• A run of records:
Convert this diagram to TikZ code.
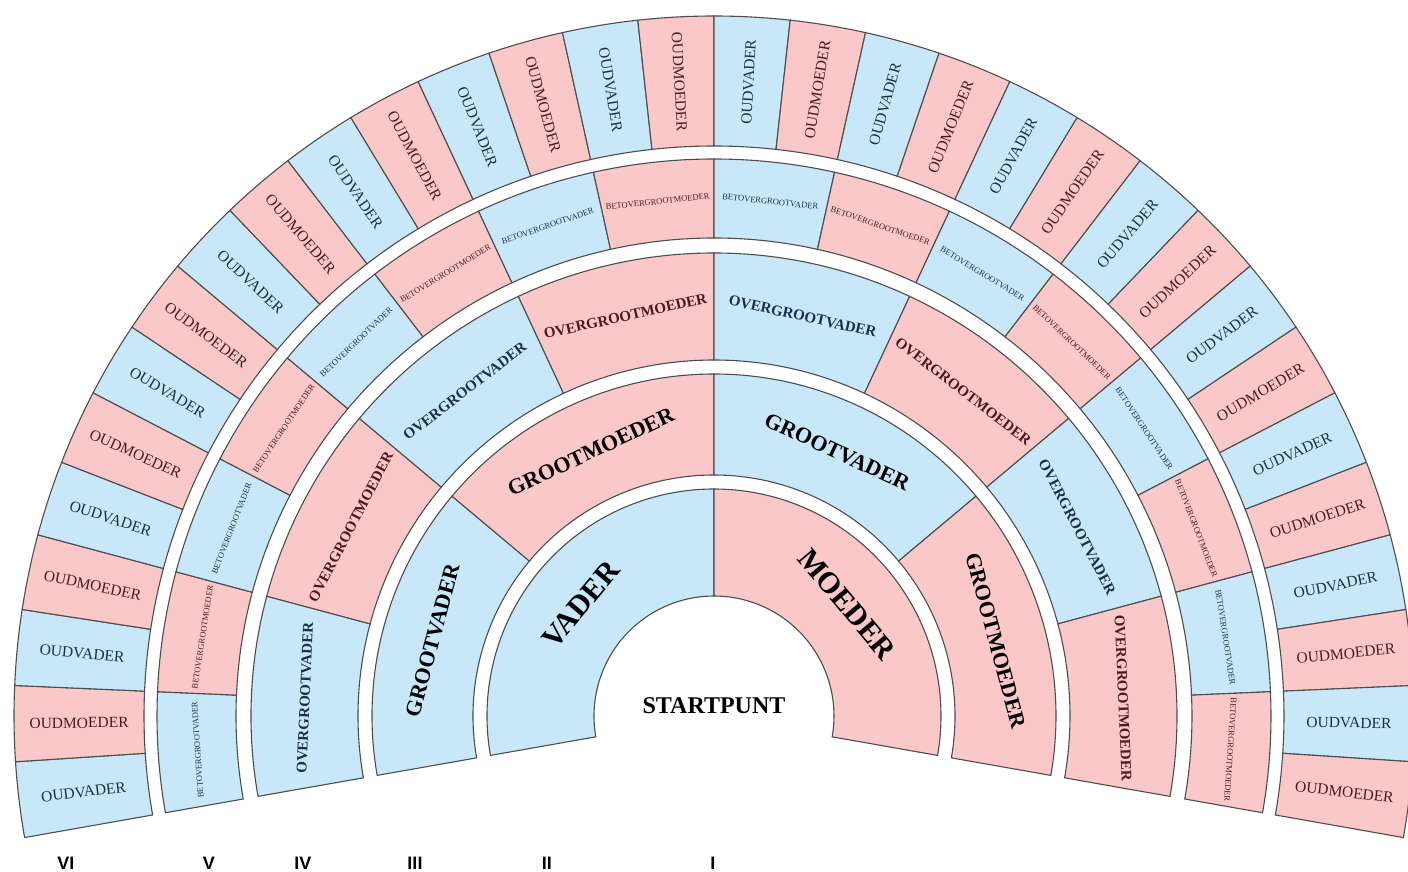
\documentclass[tikz,border=0pt]{standalone}
\usepackage{fontspec}
\setmainfont{Liberation Serif}
\newfontfamily\cijferfont{Liberation Sans}
\usepackage{xcolor}
\usepackage{tikz}
\usetikzlibrary{positioning}
\definecolor{vaderblauw}{HTML}{C8E8FA}
\definecolor{moederroze}{HTML}{FAC8C8}
\definecolor{vaderinkt}{HTML}{1C2E4A}
\definecolor{moederinkt}{HTML}{4A1C22}
\definecolor{randgrijs}{HTML}{4D4D4D}
\tikzset{
	vak/.style={draw=randgrijs, line width=1.1pt},
	naam/.style={inner sep=0pt},
	generatie/.style={font=\cijferfont\fontsize{18}{18}\selectfont\bfseries, anchor=base}
}
\newcommand\vak[5]{
	\filldraw[vak, fill=#1] (#2:#4pt) arc[start angle=#2, end angle=#3, radius=#4pt] -- (#3:#5pt) arc[start angle=#3, end angle=#2, radius=#5pt] -- cycle;
}

\begin{document}
\begin{tikzpicture}[x=1pt, y=1pt]
	\useasboundingbox (-714,-155) rectangle (694,716);
	\foreach \g/\rin/\rout/\n/\va/\mo/\fs/\fw in {1/120/227/2/VADER/MOEDER/30/b, 2/241/342/4/GROOTVADER/GROOTMOEDER/22/b, 3/356/463/8/OVERGROOTVADER/OVERGROOTMOEDER/15/b, 4/478/557/16/BETOVERGROOTVADER/BETOVERGROOTMOEDER/8.5/m, 5/570/700/32/OUDVADER/OUDMOEDER/15.5/m}{
		\pgfmathsetmacro\stap{200/\n}
		\pgfmathsetmacro\rmid{(\rin+\rout)/2}
		\pgfmathtruncatemacro\laatste{\n-1}
		\foreach \j in {0,...,\laatste}{
			\pgfmathsetmacro\van{190-\j*\stap}
			\pgfmathsetmacro\tot{190-(\j+1)*\stap}
			\pgfmathsetmacro\mid{190-(\j+0.5)*\stap}
			\pgfmathtruncatemacro\ouder{mod(\j,2)}
			\ifnum\ouder=0
				\def\vulkleur{vaderblauw}\def\inkt{vaderinkt}\def\tekst{\va}
			\else
				\def\vulkleur{moederroze}\def\inkt{moederinkt}\def\tekst{\mo}
			\fi
			\ifnum\g<3 \def\inkt{black}\fi
			\ifnum\g=5
				\pgfmathsetmacro\hoek{\mid>90 ? \mid-180 : \mid}
			\else
				\pgfmathsetmacro\hoek{\mid-90}
			\fi
			\vak{\vulkleur}{\van}{\tot}{\rin}{\rout}
			\node[naam, rotate=\hoek, text=\inkt, font=\fontsize{\fs}{\fs}\fontseries{\fw}\selectfont] (g\g s\j) at (\mid:\rmid pt) {\tekst};
		}
	}
	\node[naam, font=\fontsize{24}{24}\selectfont\bfseries] (start) at (0,10) {STARTPUNT};
	\node[generatie] (gen6) at (-648,-153) {VI};
	\node[generatie] (gen5) at (-505,-153) {V};
	\node[generatie] (gen4) at (-411,-153) {IV};
	\node[generatie] (gen3) at (-299,-153) {III};
	\node[generatie] (gen2) at (-167,-153) {II};
	\node[generatie] (gen1) at (-1,-153) {I};
\end{tikzpicture}
\end{document}
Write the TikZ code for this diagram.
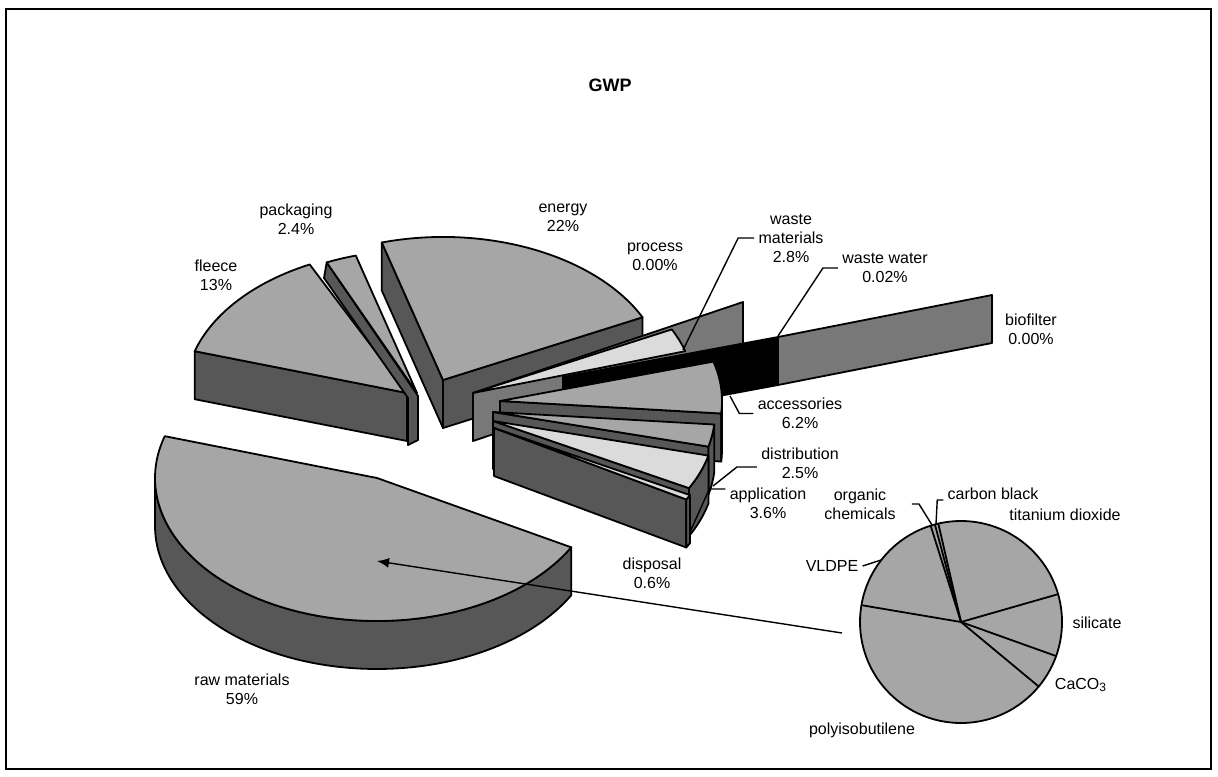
\documentclass[tikz,border=0pt]{standalone}
\usepackage{fontspec}
\setmainfont{Liberation Sans}
\usetikzlibrary{arrows.meta}
\definecolor{topgray}{gray}{0.65}
\definecolor{sidegray}{gray}{0.34}
\definecolor{palegray}{gray}{0.86}
\definecolor{planegray}{gray}{0.47}
\tikzset{
  pie/.style={x radius=222,y radius=143},
  topface/.style={fill=topgray,draw=black,line width=0.9pt,line join=round},
  sideface/.style={fill=sidegray,draw=black,line width=0.9pt,line join=round},
  paleface/.style={fill=palegray,draw=black,line width=0.9pt,line join=round},
  planeface/.style={fill=planegray,draw=black,line width=0.9pt,line join=round},
  lbl/.style={align=center,inner sep=2pt,font=\fontsize{8}{9.5}\selectfont},
  leader/.style={draw=black,line width=0.7pt},
}
\begin{document}
\begin{tikzpicture}[x=0.5pt,y=-0.5pt]
      \useasboundingbox (0,0) rectangle (1218,776);
      \draw[line width=1pt] (6,9) rectangle (1211,769);
      \node[lbl,font=\fontsize{9}{11}\selectfont\bfseries] (title) at (610,85) {GWP};
      % back slices
      \filldraw[sideface] (407,393) -- (194.7,351.2) -- (194.7,399.2) -- (407,441) -- cycle;
      \filldraw[topface,pie] (407,393) -- (194.7,351.2) arc[start angle=197,end angle=244] -- cycle;
      \filldraw[sideface] (326.7,262.4) -- (418,396) -- (418,440) -- (408,445) -- (408,398) -- (324,278) -- cycle;
      \filldraw[topface,pie] (417,393) -- (326.7,262.4) arc[start angle=246,end angle=254] -- cycle;
      \filldraw[sideface] (443,380) -- (381.8,242.5) -- (381.8,290.5) -- (443,428) -- cycle;
      \filldraw[sideface] (443,380) -- (642.5,317.3) -- (642.5,365.3) -- (443,428) -- cycle;
      \filldraw[topface,pie] (443,380) -- (381.8,242.5) arc[start angle=254,end angle=334] -- cycle;
      % planes
      \filldraw[planeface] (473,393) -- (743,302) -- (743,350) -- (473,441) -- cycle;
      \filldraw[paleface,pie] (473,393) -- (671.8,329.4) arc[start angle=-26.4,end angle=-17] -- cycle;
      \filldraw[fill=black,draw=black,line width=0.9pt] (563,377) -- (778,337) -- (778,385) -- (563,425) -- cycle;
      \filldraw[planeface] (778,337) -- (992,295) -- (992,343) -- (778,385) -- cycle;
      % right cluster
      \filldraw[sideface] (500,401) -- (721.2,413.5) -- (721.2,461.5) -- (500,449) -- cycle;
      \filldraw[sideface,pie] (722,401) arc[start angle=0,end angle=5] -- ++(0,48) arc[start angle=5,end angle=0] -- cycle;
      \filldraw[topface,pie] (500,401) -- (713.4,361.6) arc[start angle=-16,end angle=5] -- cycle;
      \filldraw[sideface] (493,412) -- (708.4,446.6) -- (708.4,494.6) -- (493,460) -- cycle;
      \filldraw[sideface,pie] (714.2,424.5) arc[start angle=5,end angle=14] -- ++(0,48) arc[start angle=14,end angle=5] -- cycle;
      \filldraw[topface,pie] (493,412) -- (714.2,424.5) arc[start angle=5,end angle=14] -- cycle;
      \filldraw[sideface] (493,421) -- (689,488.1) -- (689,536.1) -- (493,469) -- cycle;
      \filldraw[sideface,pie] (708.4,455.6) arc[start angle=14,end angle=28] -- ++(0,48) arc[start angle=28,end angle=14] -- cycle;
      \filldraw[paleface,pie] (493,421) -- (708.4,455.6) arc[start angle=14,end angle=28] -- cycle;
      \filldraw[sideface] (494,428) -- (686.3,499.5) -- (686.3,547.5) -- (494,476) -- cycle;
      \filldraw[sideface,pie] (690,495.1) arc[start angle=28,end angle=30] -- ++(0,48) arc[start angle=30,end angle=28] -- cycle;
      \filldraw[paleface,pie] (494,428) -- (690,495.1) arc[start angle=28,end angle=30] -- cycle;
      % raw materials
      \filldraw[sideface,pie] (571.2,547.3) arc[start angle=29,end angle=180] -- ++(0,48) arc[start angle=180,end angle=29] -- cycle;
      \filldraw[topface,pie] (377,478) -- (571.2,547.3) arc[start angle=29,end angle=197] -- cycle;
      % small pie
      \coordinate (sp) at (961,622);
      \filldraw[fill=topgray,draw=black,line width=0.9pt] (sp) circle[radius=101];
      \foreach \a in {-16,19.7,39.7,189.6,252.5,255,257}
        \draw[line width=0.9pt] (sp) -- ++(\a:101);
      \coordinate (tail) at (842,633);
      \coordinate (tip) at (377,561);
      \draw[line width=0.7pt,-{Latex[length=6pt,width=5pt]}] (tail) -- (tip);
      % labels
      \node[lbl] (pack) at (296,219.5) {packaging\\2.4\%};
      \node[lbl] (fleece) at (216,275.5) {fleece\\13\%};
      \node[lbl] (energy) at (563,217.5) {energy\\22\%};
      \node[lbl] (process) at (655,257) {process\\0.00\%};
      \node[lbl] (wmat) at (791,238) {waste\\materials\\2.8\%};
      \node[lbl] (wwater) at (885,268) {waste water\\0.02\%};
      \node[lbl] (biof) at (1031,329.5) {biofilter\\0.00\%};
      \node[lbl] (acc) at (800,413.5) {accessories\\6.2\%};
      \node[lbl] (dist) at (800,463) {distribution\\2.5\%};
      \node[lbl] (appl) at (768,503) {application\\3.6\%};
      \node[lbl] (disp) at (652,573.5) {disposal\\0.6\%};
      \node[lbl] (raw) at (242,689) {raw materials\\59\%};
      \node[lbl] (org) at (860,504) {organic\\chemicals};
      \node[lbl] (cblack) at (993,494) {carbon black};
      \node[lbl] (tio) at (1065,515) {titanium dioxide};
      \node[lbl] (vldpe) at (832,566) {VLDPE};
      \node[lbl] (silic) at (1097,623) {silicate};
      \node[lbl] (caco) at (1081,685) {CaCO\textsubscript{3}};
      \node[lbl] (pib) at (862,730) {polyisobutilene};
      % leaders
      \coordinate (wmtip) at (683,350);
      \coordinate (wwtip) at (778,336);
      \coordinate (actip) at (730,396);
      \coordinate (dtip) at (713,486);
      \coordinate (aptip) at (690,532);
      \coordinate (vtip) at (881,560);
      \coordinate (otip) at (932,525);
      \coordinate (ctip) at (936,524);
      \draw[leader] (wmat.west) -- ++(-16,0) -- (wmtip);
      \draw[leader] (wwater.west) -- ++(-15,0) -- (wwtip);
      \draw[leader] (acc.west) -- ++(-14,0) -- (actip);
      \draw[leader] ([yshift=-2pt]dist.west) -- ++(-20,0) -- (dtip);
      \draw[leader] ([yshift=7pt]appl.west) -- ++(-16,0) -- (aptip);
      \draw[leader] (vldpe.east) -- (vtip);
      \draw[leader] ([xshift=6pt]org.east) -- ++(7,0) -- (otip);
      \draw[leader] ([yshift=-3pt]cblack.west) -- ++(-6,0) -- (ctip);
    \end{tikzpicture}
\end{document}
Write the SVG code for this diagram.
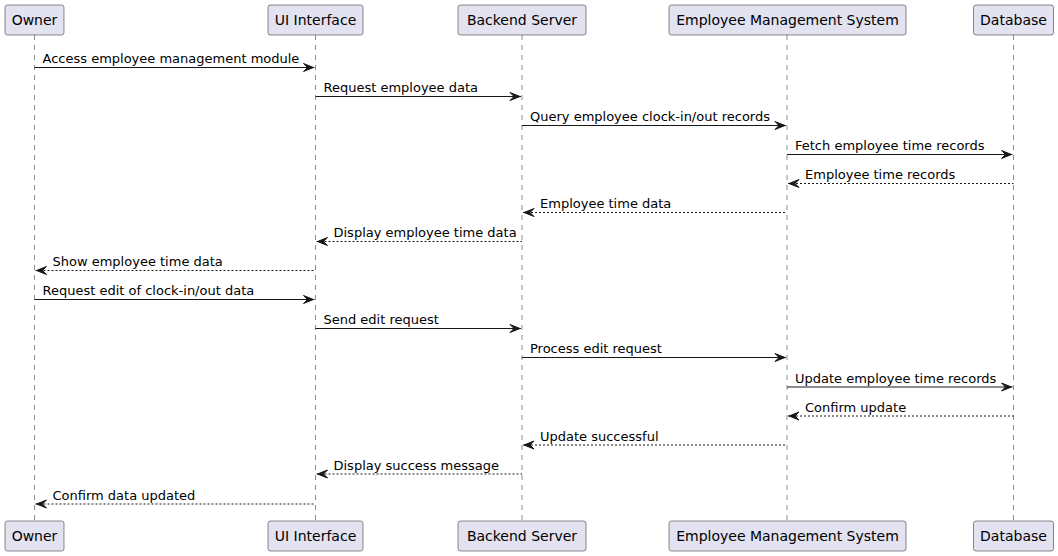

• Task brief:
Pick every line with "code" in it and copy it.

• Full answer:
Convert this diagram to TikZ code.
Write the TikZ code for this diagram.
Write the SVG code for this diagram.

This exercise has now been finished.